BRIEF
With the pictures left out, copy the listing below exactly.

DATA EXTRACT

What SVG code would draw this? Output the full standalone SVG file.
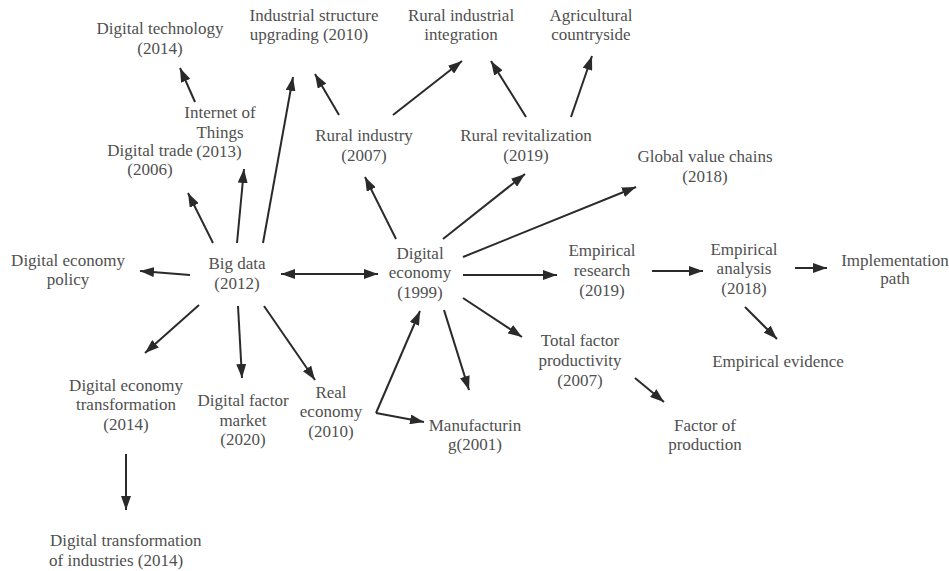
<svg xmlns="http://www.w3.org/2000/svg" width="949" height="571" viewBox="0 0 949 571">
<style>
text{font-family:"Liberation Serif","Times New Roman",serif;font-size:17px;fill:#505050;text-anchor:middle}
.conn line{stroke:#2a2a2a;stroke-width:2;fill:none;marker-end:url(#ah)}
</style>
<defs>
<marker id="ah" viewBox="0 0 14 10" refX="14" refY="5" markerWidth="14" markerHeight="10" markerUnits="userSpaceOnUse" orient="auto-start-reverse">
<path d="M0,0 L14,5 L0,10 z" fill="#2a2a2a"/>
</marker>
</defs>
<rect width="949" height="571" fill="#ffffff"/>
<g id="connectors" class="conn">
<line x1="195" y1="102" x2="180" y2="68"/>
<line x1="237" y1="243" x2="244" y2="169"/>
<line x1="213" y1="243" x2="188" y2="193"/>
<line x1="263" y1="243" x2="293" y2="77"/>
<line x1="339" y1="115" x2="315" y2="74"/>
<line x1="393" y1="115" x2="462" y2="61"/>
<line x1="526" y1="117" x2="491" y2="61"/>
<line x1="571" y1="117" x2="592" y2="56"/>
<line x1="396" y1="239" x2="365" y2="177"/>
<line x1="443" y1="239" x2="525" y2="174"/>
<line x1="463" y1="257" x2="636" y2="187"/>
<line x1="281" y1="274" x2="378" y2="274" marker-start="url(#ah)"/>
<line x1="463" y1="275" x2="557" y2="275"/>
<line x1="652" y1="271" x2="703" y2="271"/>
<line x1="795" y1="268" x2="827" y2="268"/>
<line x1="745" y1="307" x2="777" y2="339"/>
<line x1="463" y1="298" x2="522" y2="337"/>
<line x1="444" y1="310" x2="469" y2="390"/>
<line x1="635" y1="378" x2="664" y2="402"/>
<line x1="376" y1="413" x2="420" y2="311"/>
<line x1="376" y1="413" x2="424" y2="422"/>
<line x1="190" y1="275" x2="140" y2="271"/>
<line x1="199" y1="305" x2="145" y2="353"/>
<line x1="238" y1="306" x2="242" y2="378"/>
<line x1="264" y1="306" x2="315" y2="380"/>
<line x1="126" y1="454" x2="126" y2="510"/>
</g>
<g id="n_digital_technology"><text x="160" y="34">Digital technology</text><text x="160" y="54">(2014)</text></g>
<g id="n_industrial_structure"><text x="314" y="21">Industrial structure</text><text x="309" y="40">upgrading (2010)</text></g>
<g id="n_rural_industrial_integration"><text x="461" y="21">Rural industrial</text><text x="461" y="40">integration</text></g>
<g id="n_agricultural_countryside"><text x="591" y="21">Agricultural</text><text x="591" y="40">countryside</text></g>
<g id="n_internet_of_things"><text x="220" y="118">Internet of</text><text x="220" y="138">Things</text><text x="219" y="157">(2013)</text></g>
<g id="n_digital_trade"><text x="150" y="156">Digital trade</text><text x="150" y="175">(2006)</text></g>
<g id="n_rural_industry"><text x="364" y="141">Rural industry</text><text x="364" y="161">(2007)</text></g>
<g id="n_rural_revitalization"><text x="526" y="141">Rural revitalization</text><text x="526" y="161">(2019)</text></g>
<g id="n_global_value_chains"><text x="705" y="162">Global value chains</text><text x="705" y="182">(2018)</text></g>
<g id="n_digital_economy_policy"><text x="68" y="266">Digital economy</text><text x="68" y="285">policy</text></g>
<g id="n_big_data"><text x="237" y="269">Big data</text><text x="237" y="289">(2012)</text></g>
<g id="n_digital_economy"><text x="420" y="259">Digital</text><text x="420" y="278">economy</text><text x="420" y="298">(1999)</text></g>
<g id="n_empirical_research"><text x="602" y="256">Empirical</text><text x="602" y="276">research</text><text x="602" y="296">(2019)</text></g>
<g id="n_empirical_analysis"><text x="744" y="255">Empirical</text><text x="744" y="274">analysis</text><text x="744" y="294">(2018)</text></g>
<g id="n_implementation_path"><text x="895" y="266">Implementation</text><text x="895" y="284">path</text></g>
<g id="n_empirical_evidence"><text x="778" y="367">Empirical evidence</text></g>
<g id="n_total_factor_productivity"><text x="580" y="346">Total factor</text><text x="580" y="366">productivity</text><text x="580" y="386">(2007)</text></g>
<g id="n_factor_of_production"><text x="705" y="431">Factor of</text><text x="705" y="450">production</text></g>
<g id="n_manufacturing"><text x="475" y="431">Manufacturin</text><text x="475" y="450">g(2001)</text></g>
<g id="n_real_economy"><text x="331" y="398">Real</text><text x="331" y="417">economy</text><text x="331" y="437">(2010)</text></g>
<g id="n_digital_factor_market"><text x="243" y="406">Digital factor</text><text x="243" y="426">market</text><text x="243" y="445">(2020)</text></g>
<g id="n_digital_economy_transformation"><text x="126" y="391">Digital economy</text><text x="126" y="410">transformation</text><text x="126" y="430">(2014)</text></g>
<g id="n_digital_transformation_industries"><text x="50" y="546" style="text-anchor:start">Digital transformation</text><text x="49" y="566" style="text-anchor:start">of industries (2014)</text></g>
</svg>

RESPONSE
What SVG code would draw this? Output the full standalone SVG file.
<svg xmlns="http://www.w3.org/2000/svg" width="949" height="571" viewBox="0 0 949 571">
<style>
text{font-family:"Liberation Serif","Times New Roman",serif;font-size:17px;fill:#505050;text-anchor:middle}
.conn line{stroke:#2a2a2a;stroke-width:2;fill:none;marker-end:url(#ah)}
</style>
<defs>
<marker id="ah" viewBox="0 0 14 10" refX="14" refY="5" markerWidth="14" markerHeight="10" markerUnits="userSpaceOnUse" orient="auto-start-reverse">
<path d="M0,0 L14,5 L0,10 z" fill="#2a2a2a"/>
</marker>
</defs>
<rect width="949" height="571" fill="#ffffff"/>
<g id="connectors" class="conn">
<line x1="195" y1="102" x2="180" y2="68"/>
<line x1="237" y1="243" x2="244" y2="169"/>
<line x1="213" y1="243" x2="188" y2="193"/>
<line x1="263" y1="243" x2="293" y2="77"/>
<line x1="339" y1="115" x2="315" y2="74"/>
<line x1="393" y1="115" x2="462" y2="61"/>
<line x1="526" y1="117" x2="491" y2="61"/>
<line x1="571" y1="117" x2="592" y2="56"/>
<line x1="396" y1="239" x2="365" y2="177"/>
<line x1="443" y1="239" x2="525" y2="174"/>
<line x1="463" y1="257" x2="636" y2="187"/>
<line x1="281" y1="274" x2="378" y2="274" marker-start="url(#ah)"/>
<line x1="463" y1="275" x2="557" y2="275"/>
<line x1="652" y1="271" x2="703" y2="271"/>
<line x1="795" y1="268" x2="827" y2="268"/>
<line x1="745" y1="307" x2="777" y2="339"/>
<line x1="463" y1="298" x2="522" y2="337"/>
<line x1="444" y1="310" x2="469" y2="390"/>
<line x1="635" y1="378" x2="664" y2="402"/>
<line x1="376" y1="413" x2="420" y2="311"/>
<line x1="376" y1="413" x2="424" y2="422"/>
<line x1="190" y1="275" x2="140" y2="271"/>
<line x1="199" y1="305" x2="145" y2="353"/>
<line x1="238" y1="306" x2="242" y2="378"/>
<line x1="264" y1="306" x2="315" y2="380"/>
<line x1="126" y1="454" x2="126" y2="510"/>
</g>
<g id="n_digital_technology"><text x="160" y="34">Digital technology</text><text x="160" y="54">(2014)</text></g>
<g id="n_industrial_structure"><text x="314" y="21">Industrial structure</text><text x="309" y="40">upgrading (2010)</text></g>
<g id="n_rural_industrial_integration"><text x="461" y="21">Rural industrial</text><text x="461" y="40">integration</text></g>
<g id="n_agricultural_countryside"><text x="591" y="21">Agricultural</text><text x="591" y="40">countryside</text></g>
<g id="n_internet_of_things"><text x="220" y="118">Internet of</text><text x="220" y="138">Things</text><text x="219" y="157">(2013)</text></g>
<g id="n_digital_trade"><text x="150" y="156">Digital trade</text><text x="150" y="175">(2006)</text></g>
<g id="n_rural_industry"><text x="364" y="141">Rural industry</text><text x="364" y="161">(2007)</text></g>
<g id="n_rural_revitalization"><text x="526" y="141">Rural revitalization</text><text x="526" y="161">(2019)</text></g>
<g id="n_global_value_chains"><text x="705" y="162">Global value chains</text><text x="705" y="182">(2018)</text></g>
<g id="n_digital_economy_policy"><text x="68" y="266">Digital economy</text><text x="68" y="285">policy</text></g>
<g id="n_big_data"><text x="237" y="269">Big data</text><text x="237" y="289">(2012)</text></g>
<g id="n_digital_economy"><text x="420" y="259">Digital</text><text x="420" y="278">economy</text><text x="420" y="298">(1999)</text></g>
<g id="n_empirical_research"><text x="602" y="256">Empirical</text><text x="602" y="276">research</text><text x="602" y="296">(2019)</text></g>
<g id="n_empirical_analysis"><text x="744" y="255">Empirical</text><text x="744" y="274">analysis</text><text x="744" y="294">(2018)</text></g>
<g id="n_implementation_path"><text x="895" y="266">Implementation</text><text x="895" y="284">path</text></g>
<g id="n_empirical_evidence"><text x="778" y="367">Empirical evidence</text></g>
<g id="n_total_factor_productivity"><text x="580" y="346">Total factor</text><text x="580" y="366">productivity</text><text x="580" y="386">(2007)</text></g>
<g id="n_factor_of_production"><text x="705" y="431">Factor of</text><text x="705" y="450">production</text></g>
<g id="n_manufacturing"><text x="475" y="431">Manufacturin</text><text x="475" y="450">g(2001)</text></g>
<g id="n_real_economy"><text x="331" y="398">Real</text><text x="331" y="417">economy</text><text x="331" y="437">(2010)</text></g>
<g id="n_digital_factor_market"><text x="243" y="406">Digital factor</text><text x="243" y="426">market</text><text x="243" y="445">(2020)</text></g>
<g id="n_digital_economy_transformation"><text x="126" y="391">Digital economy</text><text x="126" y="410">transformation</text><text x="126" y="430">(2014)</text></g>
<g id="n_digital_transformation_industries"><text x="50" y="546" style="text-anchor:start">Digital transformation</text><text x="49" y="566" style="text-anchor:start">of industries (2014)</text></g>
</svg>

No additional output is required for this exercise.